Israel Analysts Shocked By Obama’s Comments On Sanctions, S-300 Supply
TIMES OF ISRAEL
Israeli analysts expressed shock and amazement Friday night at US President Barack Obama’s stated openness to Iran’s demand for the immediate lifting of all economic sanctions, and his defense of Russia’s agreement to supply a sophisticated air defense system to Iran.
There was no immediate official Israeli response to the president’s comments, which were made after the start of Shabbat in Israel, when politicians generally do not work.
“Jaws dropped” around the studio, said the Channel 10 News diplomatic commentator Ben Caspit, as news broke of Obama’s declared empathy for Russian President Vladimir Putin’s decision to supply Tehran with the S-300 missile defense system.
“Obama is something else,” Caspit added. “He’s decided to take America out of the wars…”
The station’s news anchor, Alon Ben David, chipped in, “He’s amazed that the Russians honored an agreement with him [for this long]? That’s what is astonishing.”
Responded Caspit, “This is the new America. We had better get used to it.”
Channel 10 also quoted unnamed senior Israeli diplomatic officials saying the prospect of Israel derailing the deal taking shape in US-led talks with Iran on its nuclear program was now zero. “The Iran issue is finished,” the officials were quoted saying.

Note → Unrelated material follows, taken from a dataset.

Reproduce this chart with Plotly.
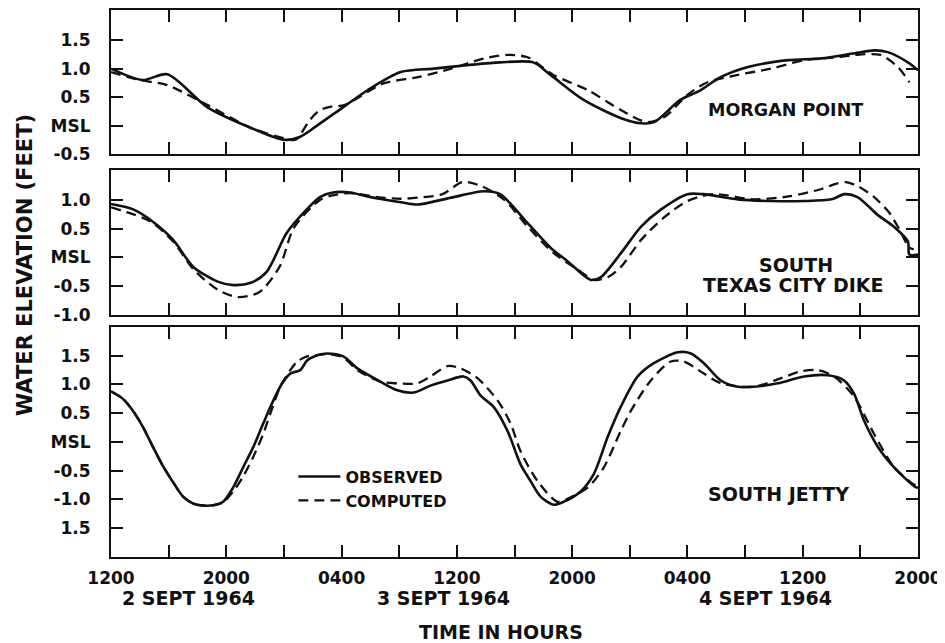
import plotly.graph_objects as go
from plotly.subplots import make_subplots

# hours after 1200, 2 Sept 1964
mp_obs_t = [0, 2.2, 3.9, 6.7, 9.7, 12.0, 13.1, 14.3, 16.1, 17.8, 20.1, 22.4, 24.7, 27.0, 29.3, 30.5, 32.8, 35.4, 36.8, 37.7, 39.5, 40.9, 42.3, 44.2, 47.0, 49.3, 51.6, 53.0, 53.9, 55.3, 56]
mp_obs_v = [1.0, 0.80, 0.90, 0.32, -0.04, -0.25, -0.2, 0.0, 0.32, 0.62, 0.94, 1.0, 1.06, 1.11, 1.11, 0.89, 0.45, 0.13, 0.04, 0.06, 0.45, 0.62, 0.85, 1.03, 1.15, 1.18, 1.27, 1.32, 1.29, 1.11, 0.97]
mp_cmp_t = [0, 2.0, 3.9, 6.7, 9.7, 12.0, 12.8, 13.8, 14.5, 15.2, 16.2, 18.9, 21.3, 23.6, 25.9, 27.5, 28.9, 30.7, 33.1, 35.4, 37.2, 38.4, 40.0, 41.4, 43.5, 45.8, 48.1, 50.5, 51.6, 53.4, 54.6, 55.4]
mp_cmp_v = [0.94, 0.80, 0.71, 0.36, -0.04, -0.22, -0.25, 0.10, 0.27, 0.33, 0.36, 0.74, 0.85, 1.0, 1.18, 1.24, 1.20, 0.89, 0.62, 0.27, 0.06, 0.15, 0.54, 0.76, 0.89, 1.0, 1.15, 1.20, 1.24, 1.24, 1.03, 0.76]

tc_obs_t = [0, 1.5, 2.7, 4.3, 5.7, 7.4, 8.5, 9.7, 10.8, 12.2, 13.6, 14.5, 15.4, 16.6, 17.8, 20.1, 21.3, 23.6, 25.9, 27.0, 28.9, 30.5, 31.7, 33.3, 34.0, 35.4, 36.8, 38.2, 40.0, 41.1, 43.5, 45.8, 48.1, 50.0, 50.9, 51.8, 53.2, 54.3, 55.3, 55.4, 56]
tc_obs_v = [0.93, 0.84, 0.66, 0.31, -0.16, -0.42, -0.48, -0.44, -0.25, 0.43, 0.84, 1.05, 1.13, 1.13, 1.06, 0.96, 0.92, 1.04, 1.15, 1.10, 0.60, 0.17, -0.07, -0.39, -0.34, 0.08, 0.54, 0.84, 1.10, 1.10, 1.01, 0.98, 0.98, 1.01, 1.10, 1.05, 0.74, 0.54, 0.28, 0.05, 0.05]
tc_cmp_t = [0, 2.7, 4.3, 5.7, 7.4, 8.8, 10.3, 11.7, 12.7, 14.5, 15.4, 16.6, 18.5, 20.1, 21.3, 23.0, 24.4, 25.7, 27.3, 28.9, 30.7, 32.4, 33.5, 34.5, 35.4, 36.8, 38.4, 40.0, 41.8, 44.6, 47.0, 49.3, 50.3, 51.0, 51.8, 52.9, 54.0, 54.7, 55.4, 55.7]
tc_cmp_v = [0.87, 0.63, 0.28, -0.2, -0.56, -0.69, -0.60, -0.16, 0.52, 1.0, 1.08, 1.12, 1.05, 1.02, 1.04, 1.10, 1.31, 1.24, 1.0, 0.54, 0.08, -0.21, -0.39, -0.34, -0.16, 0.31, 0.70, 0.98, 1.10, 1.01, 1.06, 1.19, 1.28, 1.31, 1.24, 1.06, 0.78, 0.49, 0.17, 0.14]

sj_obs_t = [0, 0.83, 1.53, 2.22, 2.92, 3.61, 4.31, 5.0, 5.7, 6.18, 7.09, 7.78, 8.48, 9.17, 9.87, 10.56, 11.26, 11.88, 12.44, 13.13, 13.62, 14.32, 15.0, 16.12, 17.1, 18.69, 19.87, 20.99, 22.17, 23.35, 24.46, 24.95, 25.64, 26.55, 27.52, 28.42, 29.12, 29.81, 30.72, 31.41, 32.59, 33.5, 34.47, 35.37, 36.55, 37.67, 39.33, 40.24, 41.14, 42.32, 43.5, 44.61, 46.28, 48.09, 49.76, 50.87, 51.56, 52.26, 53.23, 54.34, 55.73, 56]
sj_obs_v = [0.88, 0.75, 0.54, 0.26, -0.09, -0.42, -0.70, -0.95, -1.07, -1.10, -1.10, -1.04, -0.79, -0.44, -0.09, 0.32, 0.72, 1.02, 1.19, 1.25, 1.42, 1.51, 1.54, 1.49, 1.28, 1.05, 0.90, 0.86, 0.98, 1.07, 1.14, 1.07, 0.81, 0.61, 0.19, -0.39, -0.68, -0.95, -1.09, -1.04, -0.86, -0.56, 0.09, 0.61, 1.14, 1.37, 1.56, 1.54, 1.37, 1.07, 0.96, 0.96, 1.02, 1.14, 1.16, 1.07, 0.84, 0.37, -0.09, -0.44, -0.77, -0.80]
sj_cmp_t = [0, 0.83, 1.53, 2.22, 2.92, 3.61, 4.31, 5.0, 5.7, 6.18, 7.09, 7.78, 8.48, 9.17, 9.87, 10.56, 11.05, 11.74, 12.44, 12.93, 13.62, 14.32, 15.0, 16.12, 17.1, 18.69, 19.87, 21.27, 22.17, 23.35, 24.25, 25.43, 26.83, 27.73, 28.42, 29.6, 31.0, 31.9, 33.1, 34.2, 35.37, 36.07, 37.46, 38.85, 39.75, 41.14, 42.32, 44.6, 46.5, 47.9, 49.06, 50.17, 51.56, 52.95, 54.34, 55.73, 56]
sj_cmp_v = [0.88, 0.75, 0.54, 0.26, -0.09, -0.42, -0.70, -0.95, -1.07, -1.10, -1.10, -1.05, -0.86, -0.60, -0.26, 0.14, 0.49, 0.96, 1.25, 1.40, 1.49, 1.51, 1.53, 1.47, 1.25, 1.05, 1.02, 1.02, 1.14, 1.32, 1.28, 1.11, 0.72, 0.32, -0.16, -0.68, -1.04, -0.96, -0.79, -0.44, 0.19, 0.54, 1.07, 1.40, 1.40, 1.19, 1.02, 0.96, 1.11, 1.23, 1.25, 1.14, 0.79, 0.14, -0.44, -0.74, -0.76]

x_tickvals = list(range(0, 57, 4))
x_ticktext = ["1200", "", "2000", "", "0400", "", "1200", "", "2000", "", "0400", "", "1200", "", "2000"]
date_labels = ["2 SEPT 1964", "3 SEPT 1964", "4 SEPT 1964"]
date_pos = [5.35, 23.1, 45.4]

y1_vals = [1.5, 1.0, 0.5, 0, -0.5]
y1_text = ["1.5", "1.0", "0.5", "MSL", "-0.5"]
y2_vals = [1.0, 0.5, 0, -0.5, -1.0]
y2_text = ["1.0", "0.5", "MSL", "-0.5", "-1.0"]
y3_vals = [1.5, 1.0, 0.5, 0, -0.5, -1.0, -1.5]
y3_text = ["1.5", "1.0", "0.5", "MSL", "-0.5", "-1.0", "1.5"]

INK = "#111111"
FONT = "DejaVu Sans"


def f(size):
    return dict(family=FONT, size=size, color=INK, weight="bold")


fig = make_subplots(rows=3, cols=1, shared_xaxes=False, vertical_spacing=0.02)

panels = [
    (mp_obs_t, mp_obs_v, mp_cmp_t, mp_cmp_v),
    (tc_obs_t, tc_obs_v, tc_cmp_t, tc_cmp_v),
    (sj_obs_t, sj_obs_v, sj_cmp_t, sj_cmp_v),
]
for i, (ot, ov, ct, cv) in enumerate(panels):
    r = i + 1
    fig.add_trace(go.Scatter(x=ot, y=ov, mode="lines", name="OBSERVED",
                             line=dict(color=INK, width=2.6, shape="spline", smoothing=0.8),
                             legendgroup="obs", showlegend=(r == 3)), row=r, col=1)
    fig.add_trace(go.Scatter(x=ct, y=cv, mode="lines", name="COMPUTED",
                             line=dict(color=INK, width=2.3, dash="10px,6px", shape="spline", smoothing=0.8),
                             legendgroup="cmp", showlegend=(r == 3)), row=r, col=1)

domains = [[0.7367, 1.0], [0.4424, 0.7075], [0.0, 0.4205]]
yranges = [[-0.5, 2.03], [-1.0, 1.52], [-2.0, 2.0]]
yticks = [(y1_vals, y1_text), (y2_vals, y2_text), (y3_vals, y3_text)]

for i in range(3):
    r = i + 1
    fig.update_xaxes(row=r, col=1, range=[0, 56], tickmode="array", tickvals=x_tickvals,
                     ticktext=x_ticktext, ticks="inside", ticklen=12, tickwidth=2,
                     tickcolor=INK, showline=True, linecolor=INK, linewidth=2,
                     mirror="ticks", showgrid=False, zeroline=False, automargin=False,
                     showticklabels=(r == 3), tickfont=f(17), ticklabelstandoff=5)
    fig.update_yaxes(row=r, col=1, range=yranges[i], domain=domains[i], tickmode="array",
                     tickvals=yticks[i][0], ticktext=yticks[i][1], ticks="inside",
                     ticklen=12, tickwidth=2, tickcolor=INK, showline=True, linecolor=INK,
                     linewidth=2, mirror="ticks", showgrid=False, zeroline=False,
                     automargin=False, tickfont=f(17), ticklabelstandoff=15)

fig.add_annotation(x=46.8, y=0.27, xref="x", yref="y", text="MORGAN POINT",
                   showarrow=False, font=f(17.5))
fig.add_annotation(x=47.5, y=-0.13, xref="x2", yref="y2", text="SOUTH",
                   showarrow=False, font=f(19))
fig.add_annotation(x=47.3, y=-0.48, xref="x2", yref="y2", text="TEXAS CITY DIKE",
                   showarrow=False, font=f(19))
fig.add_annotation(x=46.35, y=-0.91, xref="x3", yref="y3", text="SOUTH JETTY",
                   showarrow=False, font=f(19))
for lbl, pos in zip(date_labels, date_pos):
    fig.add_annotation(x=pos, y=-0.075, xref="x3", yref="paper", text=lbl,
                       showarrow=False, font=f(19), yanchor="middle")
fig.add_annotation(x=0.483, y=-0.137, xref="paper", yref="paper", text="TIME IN HOURS",
                   showarrow=False, font=f(19), xanchor="center", yanchor="middle")
fig.add_annotation(x=-0.1066, y=0.534, xref="paper", yref="paper",
                   text="WATER ELEVATION (FEET)", textangle=-90, xanchor="center",
                   yanchor="middle", showarrow=False, font=f(21))

# the page body adds an 8px offset, so the figure is sized 8px smaller
fig.update_layout(
    width=937, height=635,
    margin=dict(l=103, r=27, t=2, b=86, autoexpand=False),
    paper_bgcolor="white", plot_bgcolor="white",
    showlegend=True,
    legend=dict(x=0.226, y=0.178, xanchor="left", yanchor="top",
                bgcolor="rgba(0,0,0,0)", font=f(16),
                tracegroupgap=0, itemwidth=42),
)

fig.write_html("out.html")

In Washington earlier on Friday, Obama said he was surprised that Russia’s suspension of missile sales to Iran had “held this long.”
Obama noted that Putin had previously suspended the sale “at our request. I am frankly surprised that it held this long, given that they were not prohibited by sanctions from selling these defensive weapons.”
Israel’s Prime Minister Benjamin Netanyahu has furiously protested the planned supply of the advanced systems, and phoned Putin this week to try to persuade him to reconsider, but was rebuffed. Israel fears the S-300s would complicate any military intervention as a last resort to thwart Iran’s nuclear drive. It also fears Iran could supply the missile defense systems to Syria or Hezbollah, diluting Israel’s air supremacy over Syria and Lebanon.
Obama on Friday also left open the door to “creative negotiations” in response to Iran’s demand that punishing sanctions be immediately lifted as part of a nuclear deal, even though the US has said the framework agreement reached in Lausanne earlier this month calls for the penalties to be removed over time.
Asked whether he would definitively rule out lifting sanctions at once as part of a final deal aimed at keeping Iran from developing a nuclear weapon, Obama said he didn’t want to get ahead of negotiators in how to work through the potential sticking point. He said his main concern is making sure that if Iran violates an agreement, sanctions can quickly be reinstated — the so-called “snap back” provision.
“How sanctions are lessened, how we snap back sanctions if there’s a violation, there are a lot of different mechanisms and ways to do that,” Obama said. He said part of the job for Secretary of State John Kerry and the representatives of five other nations working to reach a final deal with Iran by June 30 “is to sometimes find formulas that get to our main concerns while allowing the other side to make a presentation to their body politic that is more acceptable.”
Iran’s Supreme Leader Ayatollah Ali Khamenei and President Hassan Rouhani insisted last week that they would not sign a deal unless all sanctions are lifted right after an agreement is signed. Obama initially portrayed their comments as a reflection of internal political pressure, while pointing out that the framework agreement provides for sanctions to be phased out only once international monitors verify that Tehran is abiding by the limitations.